_The exercise_
Exclude the pictures, then repeat the remaining data exactly.
== Data shown
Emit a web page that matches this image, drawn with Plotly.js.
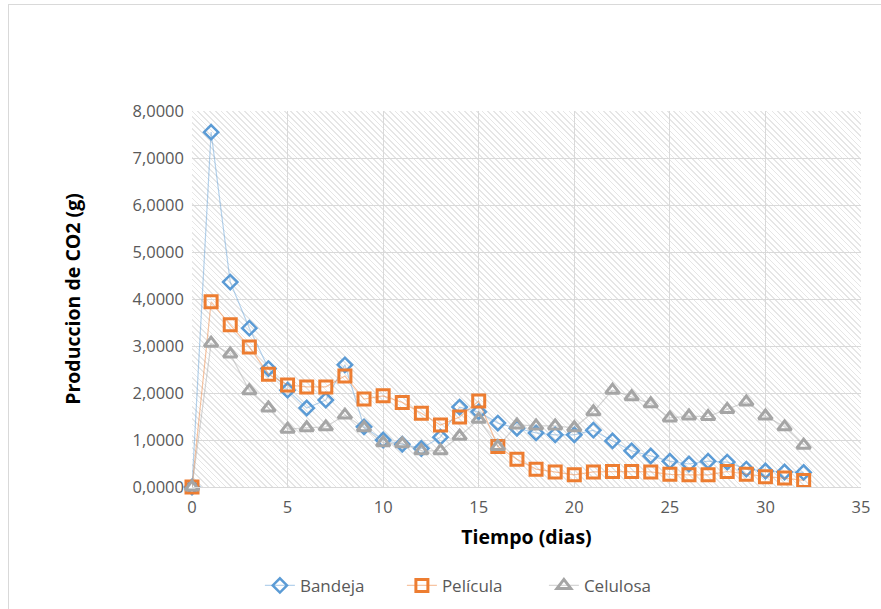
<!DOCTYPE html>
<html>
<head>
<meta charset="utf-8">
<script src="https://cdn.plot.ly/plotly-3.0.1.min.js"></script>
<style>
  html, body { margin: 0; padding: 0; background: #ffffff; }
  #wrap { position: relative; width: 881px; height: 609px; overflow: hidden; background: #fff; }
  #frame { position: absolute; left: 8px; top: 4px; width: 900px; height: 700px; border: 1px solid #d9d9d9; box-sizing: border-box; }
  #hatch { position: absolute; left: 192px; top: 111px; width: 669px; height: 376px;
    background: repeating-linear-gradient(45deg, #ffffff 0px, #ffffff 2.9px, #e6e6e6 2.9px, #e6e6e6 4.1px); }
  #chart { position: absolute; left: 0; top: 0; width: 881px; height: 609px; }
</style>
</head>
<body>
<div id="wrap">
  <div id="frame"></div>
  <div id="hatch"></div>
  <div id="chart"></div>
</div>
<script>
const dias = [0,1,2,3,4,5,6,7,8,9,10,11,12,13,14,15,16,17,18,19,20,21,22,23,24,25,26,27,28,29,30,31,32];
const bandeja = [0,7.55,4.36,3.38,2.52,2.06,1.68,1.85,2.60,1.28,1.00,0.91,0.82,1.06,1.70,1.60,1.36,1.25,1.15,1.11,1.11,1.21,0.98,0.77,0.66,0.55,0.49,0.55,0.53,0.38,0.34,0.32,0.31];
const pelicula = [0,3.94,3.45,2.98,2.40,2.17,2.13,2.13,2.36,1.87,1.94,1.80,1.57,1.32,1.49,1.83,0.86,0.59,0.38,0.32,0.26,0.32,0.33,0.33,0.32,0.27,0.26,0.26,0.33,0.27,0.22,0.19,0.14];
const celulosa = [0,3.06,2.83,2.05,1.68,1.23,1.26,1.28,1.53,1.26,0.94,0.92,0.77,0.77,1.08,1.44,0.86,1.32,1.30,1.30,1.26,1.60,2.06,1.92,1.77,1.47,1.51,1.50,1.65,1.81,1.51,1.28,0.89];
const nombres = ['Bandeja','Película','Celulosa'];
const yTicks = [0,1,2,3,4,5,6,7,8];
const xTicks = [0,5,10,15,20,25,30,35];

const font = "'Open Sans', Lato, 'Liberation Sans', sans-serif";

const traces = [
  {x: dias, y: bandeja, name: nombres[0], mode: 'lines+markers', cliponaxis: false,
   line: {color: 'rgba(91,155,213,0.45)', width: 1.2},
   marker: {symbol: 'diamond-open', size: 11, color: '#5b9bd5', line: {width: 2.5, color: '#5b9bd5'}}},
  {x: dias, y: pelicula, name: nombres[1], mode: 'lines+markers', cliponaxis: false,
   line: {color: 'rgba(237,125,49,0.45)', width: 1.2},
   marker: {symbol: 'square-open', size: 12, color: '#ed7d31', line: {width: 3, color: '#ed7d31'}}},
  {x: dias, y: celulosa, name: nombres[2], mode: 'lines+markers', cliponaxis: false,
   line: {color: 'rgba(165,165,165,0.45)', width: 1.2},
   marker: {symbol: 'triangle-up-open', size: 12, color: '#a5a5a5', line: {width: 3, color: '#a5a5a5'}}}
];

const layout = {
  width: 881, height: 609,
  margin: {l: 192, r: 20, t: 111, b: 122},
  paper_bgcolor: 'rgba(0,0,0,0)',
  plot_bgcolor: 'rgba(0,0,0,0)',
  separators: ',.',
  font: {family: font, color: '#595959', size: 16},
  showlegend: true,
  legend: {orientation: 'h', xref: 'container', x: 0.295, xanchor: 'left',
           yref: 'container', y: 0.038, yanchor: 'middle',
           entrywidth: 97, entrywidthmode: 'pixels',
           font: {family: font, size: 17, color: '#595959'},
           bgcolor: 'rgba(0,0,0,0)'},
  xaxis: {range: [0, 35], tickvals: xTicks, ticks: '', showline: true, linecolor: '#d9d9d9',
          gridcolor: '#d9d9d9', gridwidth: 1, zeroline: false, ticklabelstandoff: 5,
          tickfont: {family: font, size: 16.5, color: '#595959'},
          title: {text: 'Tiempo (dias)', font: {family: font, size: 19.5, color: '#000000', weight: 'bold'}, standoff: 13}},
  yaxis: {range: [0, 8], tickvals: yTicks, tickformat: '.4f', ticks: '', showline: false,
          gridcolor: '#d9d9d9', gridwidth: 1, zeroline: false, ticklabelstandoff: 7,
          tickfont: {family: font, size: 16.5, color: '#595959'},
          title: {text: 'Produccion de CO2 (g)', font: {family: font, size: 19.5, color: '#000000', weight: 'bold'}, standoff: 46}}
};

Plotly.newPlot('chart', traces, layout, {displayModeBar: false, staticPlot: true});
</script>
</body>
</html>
====
_Final result_
Emit a web page that matches this image, drawn with Plotly.js.
<!DOCTYPE html>
<html>
<head>
<meta charset="utf-8">
<script src="https://cdn.plot.ly/plotly-3.0.1.min.js"></script>
<style>
  html, body { margin: 0; padding: 0; background: #ffffff; }
  #wrap { position: relative; width: 881px; height: 609px; overflow: hidden; background: #fff; }
  #frame { position: absolute; left: 8px; top: 4px; width: 900px; height: 700px; border: 1px solid #d9d9d9; box-sizing: border-box; }
  #hatch { position: absolute; left: 192px; top: 111px; width: 669px; height: 376px;
    background: repeating-linear-gradient(45deg, #ffffff 0px, #ffffff 2.9px, #e6e6e6 2.9px, #e6e6e6 4.1px); }
  #chart { position: absolute; left: 0; top: 0; width: 881px; height: 609px; }
</style>
</head>
<body>
<div id="wrap">
  <div id="frame"></div>
  <div id="hatch"></div>
  <div id="chart"></div>
</div>
<script>
const dias = [0,1,2,3,4,5,6,7,8,9,10,11,12,13,14,15,16,17,18,19,20,21,22,23,24,25,26,27,28,29,30,31,32];
const bandeja = [0,7.55,4.36,3.38,2.52,2.06,1.68,1.85,2.60,1.28,1.00,0.91,0.82,1.06,1.70,1.60,1.36,1.25,1.15,1.11,1.11,1.21,0.98,0.77,0.66,0.55,0.49,0.55,0.53,0.38,0.34,0.32,0.31];
const pelicula = [0,3.94,3.45,2.98,2.40,2.17,2.13,2.13,2.36,1.87,1.94,1.80,1.57,1.32,1.49,1.83,0.86,0.59,0.38,0.32,0.26,0.32,0.33,0.33,0.32,0.27,0.26,0.26,0.33,0.27,0.22,0.19,0.14];
const celulosa = [0,3.06,2.83,2.05,1.68,1.23,1.26,1.28,1.53,1.26,0.94,0.92,0.77,0.77,1.08,1.44,0.86,1.32,1.30,1.30,1.26,1.60,2.06,1.92,1.77,1.47,1.51,1.50,1.65,1.81,1.51,1.28,0.89];
const nombres = ['Bandeja','Película','Celulosa'];
const yTicks = [0,1,2,3,4,5,6,7,8];
const xTicks = [0,5,10,15,20,25,30,35];

const font = "'Open Sans', Lato, 'Liberation Sans', sans-serif";

const traces = [
  {x: dias, y: bandeja, name: nombres[0], mode: 'lines+markers', cliponaxis: false,
   line: {color: 'rgba(91,155,213,0.45)', width: 1.2},
   marker: {symbol: 'diamond-open', size: 11, color: '#5b9bd5', line: {width: 2.5, color: '#5b9bd5'}}},
  {x: dias, y: pelicula, name: nombres[1], mode: 'lines+markers', cliponaxis: false,
   line: {color: 'rgba(237,125,49,0.45)', width: 1.2},
   marker: {symbol: 'square-open', size: 12, color: '#ed7d31', line: {width: 3, color: '#ed7d31'}}},
  {x: dias, y: celulosa, name: nombres[2], mode: 'lines+markers', cliponaxis: false,
   line: {color: 'rgba(165,165,165,0.45)', width: 1.2},
   marker: {symbol: 'triangle-up-open', size: 12, color: '#a5a5a5', line: {width: 3, color: '#a5a5a5'}}}
];

const layout = {
  width: 881, height: 609,
  margin: {l: 192, r: 20, t: 111, b: 122},
  paper_bgcolor: 'rgba(0,0,0,0)',
  plot_bgcolor: 'rgba(0,0,0,0)',
  separators: ',.',
  font: {family: font, color: '#595959', size: 16},
  showlegend: true,
  legend: {orientation: 'h', xref: 'container', x: 0.295, xanchor: 'left',
           yref: 'container', y: 0.038, yanchor: 'middle',
           entrywidth: 97, entrywidthmode: 'pixels',
           font: {family: font, size: 17, color: '#595959'},
           bgcolor: 'rgba(0,0,0,0)'},
  xaxis: {range: [0, 35], tickvals: xTicks, ticks: '', showline: true, linecolor: '#d9d9d9',
          gridcolor: '#d9d9d9', gridwidth: 1, zeroline: false, ticklabelstandoff: 5,
          tickfont: {family: font, size: 16.5, color: '#595959'},
          title: {text: 'Tiempo (dias)', font: {family: font, size: 19.5, color: '#000000', weight: 'bold'}, standoff: 13}},
  yaxis: {range: [0, 8], tickvals: yTicks, tickformat: '.4f', ticks: '', showline: false,
          gridcolor: '#d9d9d9', gridwidth: 1, zeroline: false, ticklabelstandoff: 7,
          tickfont: {family: font, size: 16.5, color: '#595959'},
          title: {text: 'Produccion de CO2 (g)', font: {family: font, size: 19.5, color: '#000000', weight: 'bold'}, standoff: 46}}
};

Plotly.newPlot('chart', traces, layout, {displayModeBar: false, staticPlot: true});
</script>
</body>
</html>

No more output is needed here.